18. The digital filter according to claim 17, wherein the managing unit retains the plurality of candidate coefficients having values corresponding to a sampling rate equal to or greater than the least common multiple of the sampling rate of the added data produced by the adder and the sampling rate of the input data input to the input unit.

19. A receiver comprising:

an input unit which receives input sampled data at predetermined timings;

a delay unit which sequentially delays the input data using a plurality of taps;

a managing unit which manages a plurality of coefficients to be multiplied by a plurality of data items sequentially delayed by said plurality of taps;

a multiplier unit which multiplies the plurality of data items sequentially delayed by the plurality of taps by the plurality of coefficients;

an adder which adds up multiplied data; and

a demodulation unit which demodulates added data, wherein

the managing unit retains, for each of the plurality of coefficients, a plurality of candidate coefficients corresponding to a plurality of timings of sampling, and switches between timings of sampling corresponding to added data produced by the adder, by switchably selecting one the plurality of candidate coefficients retained.
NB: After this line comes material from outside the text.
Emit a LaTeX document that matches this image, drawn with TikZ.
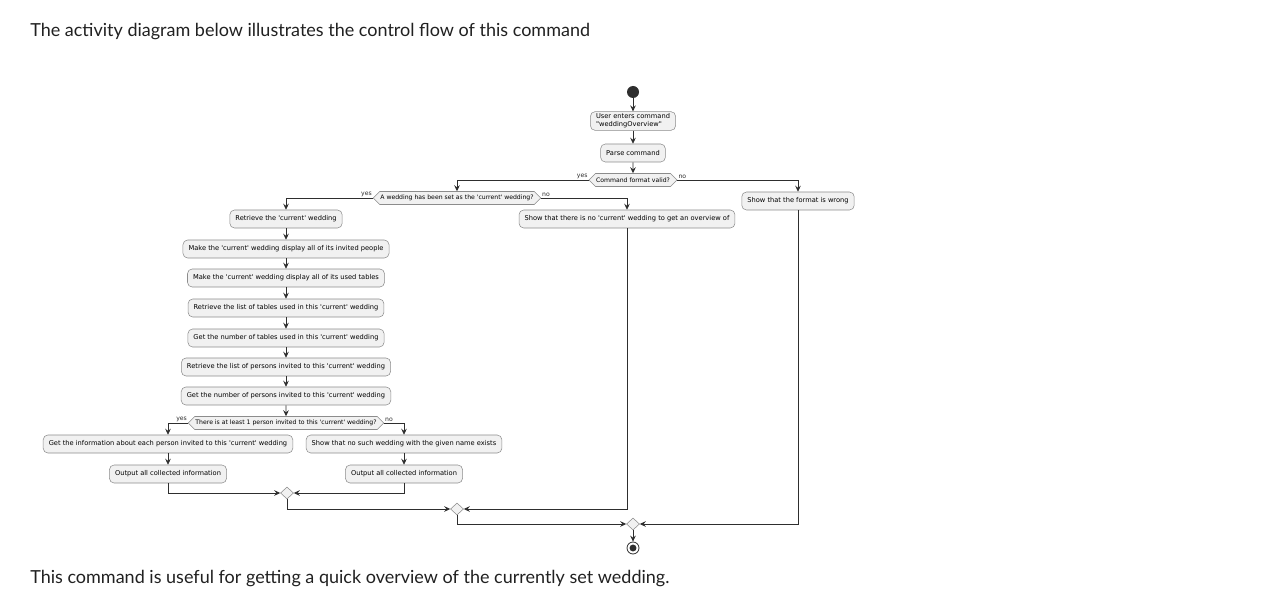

20. A timing adjustment method comprising the steps of:

multiplying a plurality of data items obtained by sequentially delaying data sampled at predetermined timings by a plurality of taps, by a plurality of coefficients;

retaining, for each of the plurality of coefficients, a plurality of candidate coefficients corresponding to a plurality of timings of sampling;

switchably selecting one of the plurality of candidate coefficients retained, and thereby switching between timings of sampling corresponding to added data produced by the adder.